SQL Injection
securityFull Name: SQL Injection Attack
Definition
SQL Injection (SQLi) is a web security vulnerability that allows an attacker to interfere with the queries an application makes to its database by inserting or appending malicious SQL code into input fields, URL parameters, HTTP headers, or API payloads. Consistently ranked among the top critical web application vulnerabilities by OWASP (Open Web Application Security Project), SQL injection can lead to unauthorized data access, data modification or deletion, authentication bypass, and in severe cases, complete server compromise. In the EUDI Wallet ecosystem, SQL injection represents a significant threat to the backend infrastructure that supports credential issuance, user management, revocation services, and trust registry operations. A successful SQL injection attack on EUDI Wallet infrastructure could expose personal identity data of millions of EU citizens, manipulate credential validity status, or compromise the integrity of the trust framework. Prevention requires a defense-in-depth approach combining parameterized queries, input validation, least-privilege database access, web application firewalls, and continuous security testing.
SQL Injection Attack Vectors in EUDI Wallet Infrastructure
EUDI Wallet backend systems face SQL injection risks at multiple points. Credential issuer portals where administrators manage attestation types and user records are common targets, as they typically involve complex database interactions. User registration endpoints where wallet holders create accounts or link their identity may process names, addresses, and identification numbers that contain characters (such as apostrophes in names like O'Brien) that must be handled correctly to prevent injection. Search and filtering interfaces in administrative dashboards that query credential databases based on user-provided criteria are also vulnerable if not properly parameterized.
The OpenID4VCI credential issuance endpoints process authorization codes, client identifiers, and credential type parameters that are often used in database lookups. If these parameters are incorporated into SQL queries through string concatenation rather than parameterization, an attacker could inject SQL code through specially crafted authorization requests. Similarly, revocation status endpoints that look up credential identifiers in revocation databases must treat the credential identifier as untrusted input and use parameterized queries for all lookups.
Second-order SQL injection presents a subtler risk: data that was safely stored in the database during initial input (such as a user's name containing SQL metacharacters) may become dangerous when it is later retrieved and used in a dynamically constructed query without re-parameterization. EUDI Wallet systems that generate reports, audit logs, or credential status summaries by querying previously stored data must apply the same parameterization protections to data retrieved from the database as they do to direct user input.
Prevention Strategies for EUDI Wallet Systems
The primary and most effective defense against SQL injection is the exclusive use of parameterized queries (prepared statements) for all database interactions. In parameterized queries, the SQL command structure is fixed at compile time, and all variable values are passed as separate parameters that the database driver handles as literal data values. This architectural separation makes it impossible for injected input to alter the query structure, regardless of what characters or SQL keywords the input contains.

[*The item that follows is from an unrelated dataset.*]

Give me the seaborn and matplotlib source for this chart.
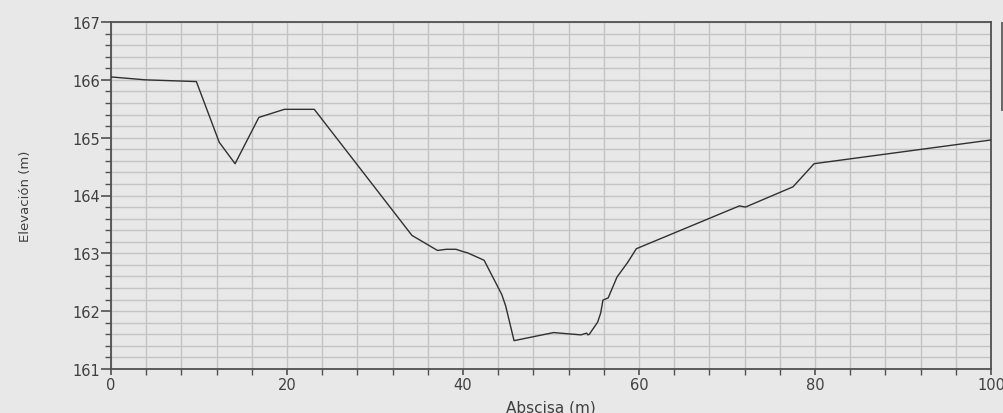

Input validation provides a supplementary defense layer. While it should never be the sole protection against SQL injection (because validation rules may be incomplete or bypassable), validating that credential identifiers match expected formats, that numeric parameters are actually numeric, and that string lengths fall within expected ranges reduces the attack surface. For EUDI Wallet systems, input validation can enforce that credential type identifiers match a whitelist of known types, that wallet instance identifiers follow the expected UUID format, and that pagination parameters are positive integers.
Least-privilege database access ensures that even if a SQL injection attack succeeds, the damage is limited. The database user account used by the credential issuance application should have permissions only to read and write to the specific tables it needs, not to drop tables, access system tables, or execute administrative commands. EUDI Wallet systems should use separate database accounts for read-only operations (such as credential status checks) and write operations (such as credential issuance), further limiting the potential impact of a successful attack.
Impact on EUDI Wallet Trust and Compliance
A SQL injection vulnerability in EUDI Wallet infrastructure could have severe consequences beyond the immediate data breach. Under GDPR, a breach of personal identity data requires notification to the relevant Data Protection Authority within 72 hours and potentially to all affected individuals. Given that EUDI Wallet systems may hold data for millions of citizens, the reputational and regulatory consequences of a SQL injection-enabled breach would be massive, potentially undermining public trust in the entire digital identity ecosystem.
The eIDAS 2.0 certification requirements for EUDI Wallet infrastructure include security assessments that specifically test for SQL injection and other OWASP Top 10 vulnerabilities. During security audits, evaluators perform both automated scanning and manual penetration testing of all database-connected endpoints. Discovery of SQL injection vulnerabilities during certification would prevent the system from receiving the required security certificate, blocking deployment until the vulnerabilities are remediated and re-tested.
Continuous monitoring for SQL injection attempts is also essential. EUDI Wallet backend systems should implement Web Application Firewalls (WAFs) that detect and block common SQL injection patterns, database activity monitoring that alerts on unusual query patterns, and regular automated security scanning as part of the CI/CD pipeline. These measures ensure that SQL injection protection remains effective as the codebase evolves and new features are added to the wallet infrastructure.